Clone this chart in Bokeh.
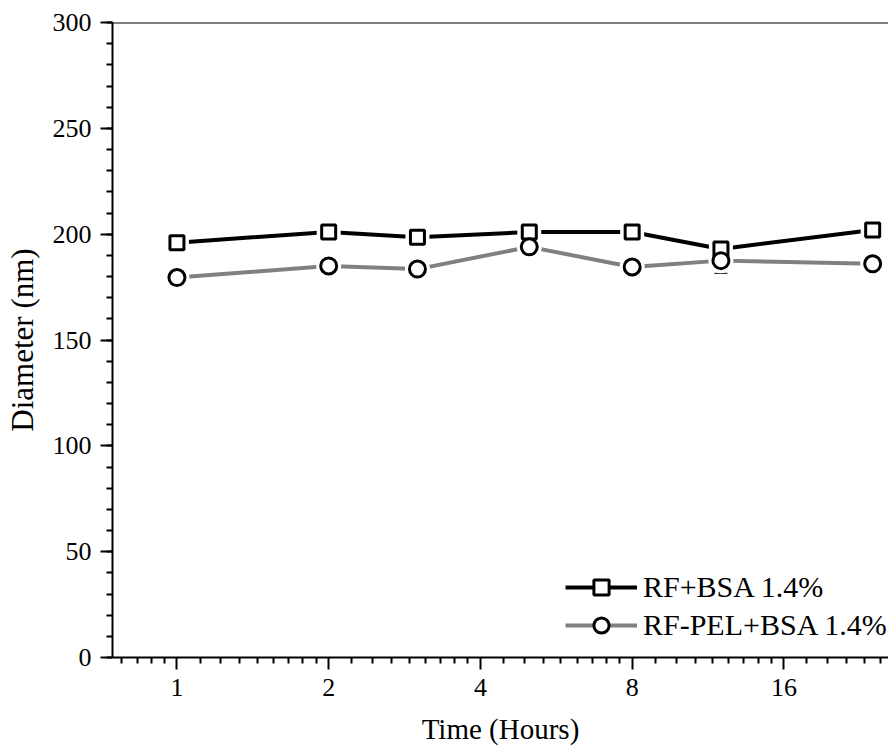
from bokeh.plotting import figure
from bokeh.models import (Range1d, FixedTicker, Legend, LegendItem, Whisker, Span,
                          ColumnDataSource, TeeHead, NumeralTickFormatter)
from bokeh.embed import file_html
from bokeh.resources import INLINE

# ---- data ----
hours = [1, 2, 3, 5, 8, 12, 24]
rf_bsa = [196, 201, 198.5, 201, 201, 193, 202]
rf_bsa_err = [1, 1, 1, 2, 1, 3, 2]
rf_pel_bsa = [179.5, 185, 183.5, 194, 184.5, 187.5, 186]
rf_pel_bsa_err = [1, 1, 1.5, 1, 2.5, 6, 1]
x_ticks = [1, 2, 4, 8, 16]
y_ticks = [0, 50, 100, 150, 200, 250, 300]
series_labels = ["RF+BSA 1.4%", "RF-PEL+BSA 1.4%"]

FONT = "Liberation Serif"

# Origin-style minor ticks: 8 per octave, linearly spaced
minor_x = [b * (1 + k / 9) for b in [0.5, 1, 2, 4, 8, 16] for k in range(1, 9)]
minor_y = list(range(0, 301, 10))

src = ColumnDataSource(dict(
    hours=hours,
    a=rf_bsa,
    a_up=[v + e for v, e in zip(rf_bsa, rf_bsa_err)],
    a_lo=[v - e for v, e in zip(rf_bsa, rf_bsa_err)],
    b=rf_pel_bsa,
    b_up=[v + e for v, e in zip(rf_pel_bsa, rf_pel_bsa_err)],
    b_lo=[v - e for v, e in zip(rf_pel_bsa, rf_pel_bsa_err)],
))

p = figure(width=888, height=749, x_axis_type="log",
           x_range=Range1d(0.745, 25.8), y_range=Range1d(0, 300),
           output_backend="svg", toolbar_location=None,
           min_border_left=112, min_border_right=0,
           min_border_top=22, min_border_bottom=92)
p.outline_line_color = None
p.xgrid.visible = False
p.ygrid.visible = False
p.background_fill_color = "white"
p.border_fill_color = "white"

# axes styling
for ax in (p.xaxis[0], p.yaxis[0]):
    ax.axis_line_width = 2
    ax.axis_line_color = "black"
    ax.major_tick_line_width = 2
    ax.minor_tick_line_width = 2
    ax.major_tick_out = 12
    ax.major_tick_in = 0
    ax.minor_tick_out = 6
    ax.minor_tick_in = 0
    ax.major_label_text_font = FONT
    ax.major_label_text_font_size = "26px"
    ax.major_label_text_color = "black"
    ax.axis_label_text_font = FONT
    ax.axis_label_text_font_style = "normal"
    ax.axis_label_text_color = "black"

p.xaxis.ticker = FixedTicker(ticks=x_ticks, minor_ticks=minor_x)
p.xaxis.formatter = NumeralTickFormatter(format="0")
p.xaxis.axis_label = "Time (Hours)"
p.xaxis.axis_label_text_font_size = "29px"
p.xaxis.major_label_standoff = 9
p.xaxis.axis_label_standoff = 14

p.yaxis.ticker = FixedTicker(ticks=y_ticks, minor_ticks=minor_y)
p.yaxis.axis_label = "Diameter (nm)"
p.yaxis.axis_label_text_font_size = "31px"
p.yaxis.major_label_standoff = 9
p.yaxis.axis_label_standoff = 10

# top frame line
p.add_layout(Span(location=300, dimension="width", line_color="black", line_width=2))

# lines
la = p.line("hours", "a", source=src, line_color="black", line_width=4)
lb = p.line("hours", "b", source=src, line_color="#808080", line_width=4)

# white halos to give the Origin-style gap between lines and markers
p.scatter("hours", "a", source=src, marker="square", size=24, fill_color="white", line_color=None)
p.scatter("hours", "b", source=src, marker="circle", size=25, fill_color="white", line_color=None)

# error bars
for up, lo in (("a_up", "a_lo"), ("b_up", "b_lo")):
    p.add_layout(Whisker(base="hours", upper=up, lower=lo, source=src,
                         line_color="black", line_width=1,
                         upper_head=TeeHead(size=13, line_width=1, line_color="black"),
                         lower_head=TeeHead(size=13, line_width=1, line_color="black")))

sa = p.scatter("hours", "a", source=src, marker="square", size=14,
               fill_color="white", line_color="black", line_width=3)
sb = p.scatter("hours", "b", source=src, marker="circle", size=16,
               fill_color="white", line_color="black", line_width=3)

legend = Legend(items=[LegendItem(label=series_labels[0], renderers=[la, sa]),
                       LegendItem(label=series_labels[1], renderers=[lb, sb])],
                location=(453, 13), padding=0, margin=0, spacing=0,
                label_standoff=6, glyph_width=72, glyph_height=38, label_height=37,
                label_text_font=FONT, label_text_font_size="30px", label_text_color="black",
                border_line_color=None, background_fill_alpha=0)
p.add_layout(legend)

open("out.html", "w").write(file_html(p, INLINE))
+++
*Exercise details*. Every line above should be returned word for word, with the pictures left behind.

*Response to this task*.
Clone this chart in Bokeh.
from bokeh.plotting import figure
from bokeh.models import (Range1d, FixedTicker, Legend, LegendItem, Whisker, Span,
                          ColumnDataSource, TeeHead, NumeralTickFormatter)
from bokeh.embed import file_html
from bokeh.resources import INLINE

# ---- data ----
hours = [1, 2, 3, 5, 8, 12, 24]
rf_bsa = [196, 201, 198.5, 201, 201, 193, 202]
rf_bsa_err = [1, 1, 1, 2, 1, 3, 2]
rf_pel_bsa = [179.5, 185, 183.5, 194, 184.5, 187.5, 186]
rf_pel_bsa_err = [1, 1, 1.5, 1, 2.5, 6, 1]
x_ticks = [1, 2, 4, 8, 16]
y_ticks = [0, 50, 100, 150, 200, 250, 300]
series_labels = ["RF+BSA 1.4%", "RF-PEL+BSA 1.4%"]

FONT = "Liberation Serif"

# Origin-style minor ticks: 8 per octave, linearly spaced
minor_x = [b * (1 + k / 9) for b in [0.5, 1, 2, 4, 8, 16] for k in range(1, 9)]
minor_y = list(range(0, 301, 10))

src = ColumnDataSource(dict(
    hours=hours,
    a=rf_bsa,
    a_up=[v + e for v, e in zip(rf_bsa, rf_bsa_err)],
    a_lo=[v - e for v, e in zip(rf_bsa, rf_bsa_err)],
    b=rf_pel_bsa,
    b_up=[v + e for v, e in zip(rf_pel_bsa, rf_pel_bsa_err)],
    b_lo=[v - e for v, e in zip(rf_pel_bsa, rf_pel_bsa_err)],
))

p = figure(width=888, height=749, x_axis_type="log",
           x_range=Range1d(0.745, 25.8), y_range=Range1d(0, 300),
           output_backend="svg", toolbar_location=None,
           min_border_left=112, min_border_right=0,
           min_border_top=22, min_border_bottom=92)
p.outline_line_color = None
p.xgrid.visible = False
p.ygrid.visible = False
p.background_fill_color = "white"
p.border_fill_color = "white"

# axes styling
for ax in (p.xaxis[0], p.yaxis[0]):
    ax.axis_line_width = 2
    ax.axis_line_color = "black"
    ax.major_tick_line_width = 2
    ax.minor_tick_line_width = 2
    ax.major_tick_out = 12
    ax.major_tick_in = 0
    ax.minor_tick_out = 6
    ax.minor_tick_in = 0
    ax.major_label_text_font = FONT
    ax.major_label_text_font_size = "26px"
    ax.major_label_text_color = "black"
    ax.axis_label_text_font = FONT
    ax.axis_label_text_font_style = "normal"
    ax.axis_label_text_color = "black"

p.xaxis.ticker = FixedTicker(ticks=x_ticks, minor_ticks=minor_x)
p.xaxis.formatter = NumeralTickFormatter(format="0")
p.xaxis.axis_label = "Time (Hours)"
p.xaxis.axis_label_text_font_size = "29px"
p.xaxis.major_label_standoff = 9
p.xaxis.axis_label_standoff = 14

p.yaxis.ticker = FixedTicker(ticks=y_ticks, minor_ticks=minor_y)
p.yaxis.axis_label = "Diameter (nm)"
p.yaxis.axis_label_text_font_size = "31px"
p.yaxis.major_label_standoff = 9
p.yaxis.axis_label_standoff = 10

# top frame line
p.add_layout(Span(location=300, dimension="width", line_color="black", line_width=2))

# lines
la = p.line("hours", "a", source=src, line_color="black", line_width=4)
lb = p.line("hours", "b", source=src, line_color="#808080", line_width=4)

# white halos to give the Origin-style gap between lines and markers
p.scatter("hours", "a", source=src, marker="square", size=24, fill_color="white", line_color=None)
p.scatter("hours", "b", source=src, marker="circle", size=25, fill_color="white", line_color=None)

# error bars
for up, lo in (("a_up", "a_lo"), ("b_up", "b_lo")):
    p.add_layout(Whisker(base="hours", upper=up, lower=lo, source=src,
                         line_color="black", line_width=1,
                         upper_head=TeeHead(size=13, line_width=1, line_color="black"),
                         lower_head=TeeHead(size=13, line_width=1, line_color="black")))

sa = p.scatter("hours", "a", source=src, marker="square", size=14,
               fill_color="white", line_color="black", line_width=3)
sb = p.scatter("hours", "b", source=src, marker="circle", size=16,
               fill_color="white", line_color="black", line_width=3)

legend = Legend(items=[LegendItem(label=series_labels[0], renderers=[la, sa]),
                       LegendItem(label=series_labels[1], renderers=[lb, sb])],
                location=(453, 13), padding=0, margin=0, spacing=0,
                label_standoff=6, glyph_width=72, glyph_height=38, label_height=37,
                label_text_font=FONT, label_text_font_size="30px", label_text_color="black",
                border_line_color=None, background_fill_alpha=0)
p.add_layout(legend)

open("out.html", "w").write(file_html(p, INLINE))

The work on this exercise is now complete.